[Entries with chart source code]
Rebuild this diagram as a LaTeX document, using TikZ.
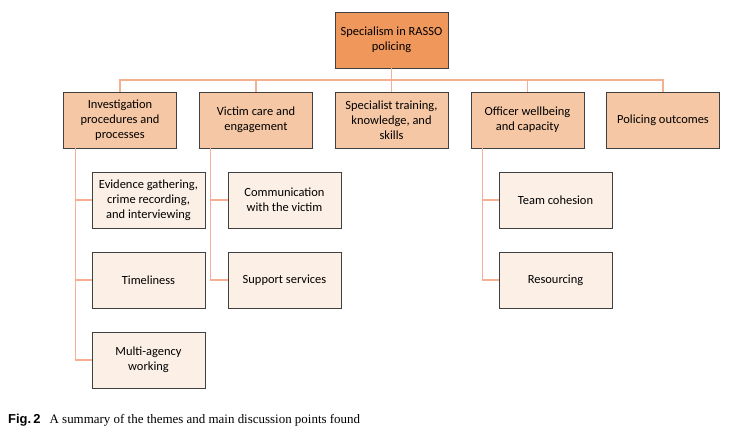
\documentclass[tikz,border=0pt]{standalone}
\usepackage{fontspec}
\setmainfont{Carlito}
\newfontfamily\capsans{Liberation Sans}
\newfontfamily\capserif{Liberation Serif}
\usetikzlibrary{positioning}
\definecolor{rootfill}{HTML}{F0975C}
\definecolor{themefill}{HTML}{F6C7A4}
\definecolor{subfill}{HTML}{FBEFE6}
\definecolor{linkcol}{HTML}{F4B090}
\definecolor{boxline}{HTML}{404040}

\begin{document}
\begin{tikzpicture}[x=1bp, y=-1bp,
  box/.style={draw=boxline, line width=0.8bp, minimum width=113bp, minimum height=56bp,
    align=center, inner sep=2bp, font=\fontsize{12.5}{15}\selectfont},
  rootbox/.style={box, fill=rootfill},
  themebox/.style={box, fill=themefill},
  subbox/.style={box, fill=subfill},
  link/.style={draw=linkcol, line width=1.1bp},]
\useasboundingbox (0,0) rectangle (743,438);
\node[rootbox] (0) at (391.5, 40)  {Specialism in RASSO\\policing};
\node[themebox] (1) at (120, 120)  {Investigation\\procedures and\\processes};
\node[themebox] (2) at (256, 120)  {Victim care and\\engagement};
\node[themebox] (3) at (391.5, 120)  {Specialist training,\\knowledge, and\\skills};
\node[themebox] (4) at (527.5, 120)  {Officer wellbeing\\and capacity};
\node[themebox] (5) at (663, 120)  {Policing outcomes};
\node[subbox] (11) at (148.5, 200)  {Evidence gathering,\\crime recording,\\and interviewing};
\node[subbox] (12) at (148.5, 280)  {Timeliness};
\node[subbox] (13) at (148.5, 360)  {Multi-agency\\working};
\node[subbox] (21) at (284.5, 200)  {Communication\\with the victim};
\node[subbox] (22) at (284.5, 280)  {Support services};
\node[subbox] (41) at (555.5, 200)  {Team cohesion};
\node[subbox] (42) at (555.5, 280)  {Resourcing};
\coordinate (bus) at (391.5, 80);
% tree lines
 \draw[link] (0.south)--(3.north);
 \draw[link] (1.north) |- (bus) -| (5.north);
 \draw[link] (2.north) |- (bus);
 \draw[link] (4.north) |- (bus);
 \draw[link] ([xshift=12.5bp]1.south west) |- (11.west);
 \draw[link] ([xshift=12.5bp]1.south west) |- (12.west);
 \draw[link] ([xshift=12.5bp]1.south west) |- (13.west);
 \draw[link] ([xshift=11bp]2.south west) |- (21.west);
 \draw[link] ([xshift=11bp]2.south west) |- (22.west);
 \draw[link] ([xshift=12bp]4.south west) |- (41.west);
 \draw[link] ([xshift=12bp]4.south west) |- (42.west);
\node[anchor=west, inner sep=0pt, font=\fontsize{13}{15}\selectfont] (cap) at (8, 420)
  {{\capsans\bfseries Fig.\,2}\hspace{0.7em}\capserif A summary of the themes and main discussion points found};
\end{tikzpicture}
\end{document}
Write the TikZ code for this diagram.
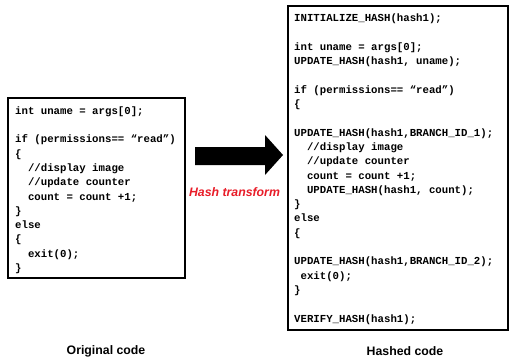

» Work to be completed
Make an exact copy of the listing above. Do not include the pictures.

» Full solution
Rebuild this diagram as a LaTeX document, using TikZ.
\documentclass[tikz,border=0pt]{standalone}
\usepackage{fontspec}
\setmainfont{Carlito}
\newfontfamily\capsans{Liberation Sans}
\newfontfamily\capserif{Liberation Serif}
\usetikzlibrary{positioning}
\definecolor{rootfill}{HTML}{F0975C}
\definecolor{themefill}{HTML}{F6C7A4}
\definecolor{subfill}{HTML}{FBEFE6}
\definecolor{linkcol}{HTML}{F4B090}
\definecolor{boxline}{HTML}{404040}

\begin{document}
\begin{tikzpicture}[x=1bp, y=-1bp,
  box/.style={draw=boxline, line width=0.8bp, minimum width=113bp, minimum height=56bp,
    align=center, inner sep=2bp, font=\fontsize{12.5}{15}\selectfont},
  rootbox/.style={box, fill=rootfill},
  themebox/.style={box, fill=themefill},
  subbox/.style={box, fill=subfill},
  link/.style={draw=linkcol, line width=1.1bp},]
\useasboundingbox (0,0) rectangle (743,438);
\node[rootbox] (0) at (391.5, 40)  {Specialism in RASSO\\policing};
\node[themebox] (1) at (120, 120)  {Investigation\\procedures and\\processes};
\node[themebox] (2) at (256, 120)  {Victim care and\\engagement};
\node[themebox] (3) at (391.5, 120)  {Specialist training,\\knowledge, and\\skills};
\node[themebox] (4) at (527.5, 120)  {Officer wellbeing\\and capacity};
\node[themebox] (5) at (663, 120)  {Policing outcomes};
\node[subbox] (11) at (148.5, 200)  {Evidence gathering,\\crime recording,\\and interviewing};
\node[subbox] (12) at (148.5, 280)  {Timeliness};
\node[subbox] (13) at (148.5, 360)  {Multi-agency\\working};
\node[subbox] (21) at (284.5, 200)  {Communication\\with the victim};
\node[subbox] (22) at (284.5, 280)  {Support services};
\node[subbox] (41) at (555.5, 200)  {Team cohesion};
\node[subbox] (42) at (555.5, 280)  {Resourcing};
\coordinate (bus) at (391.5, 80);
% tree lines
 \draw[link] (0.south)--(3.north);
 \draw[link] (1.north) |- (bus) -| (5.north);
 \draw[link] (2.north) |- (bus);
 \draw[link] (4.north) |- (bus);
 \draw[link] ([xshift=12.5bp]1.south west) |- (11.west);
 \draw[link] ([xshift=12.5bp]1.south west) |- (12.west);
 \draw[link] ([xshift=12.5bp]1.south west) |- (13.west);
 \draw[link] ([xshift=11bp]2.south west) |- (21.west);
 \draw[link] ([xshift=11bp]2.south west) |- (22.west);
 \draw[link] ([xshift=12bp]4.south west) |- (41.west);
 \draw[link] ([xshift=12bp]4.south west) |- (42.west);
\node[anchor=west, inner sep=0pt, font=\fontsize{13}{15}\selectfont] (cap) at (8, 420)
  {{\capsans\bfseries Fig.\,2}\hspace{0.7em}\capserif A summary of the themes and main discussion points found};
\end{tikzpicture}
\end{document}
Write the TikZ code for this diagram.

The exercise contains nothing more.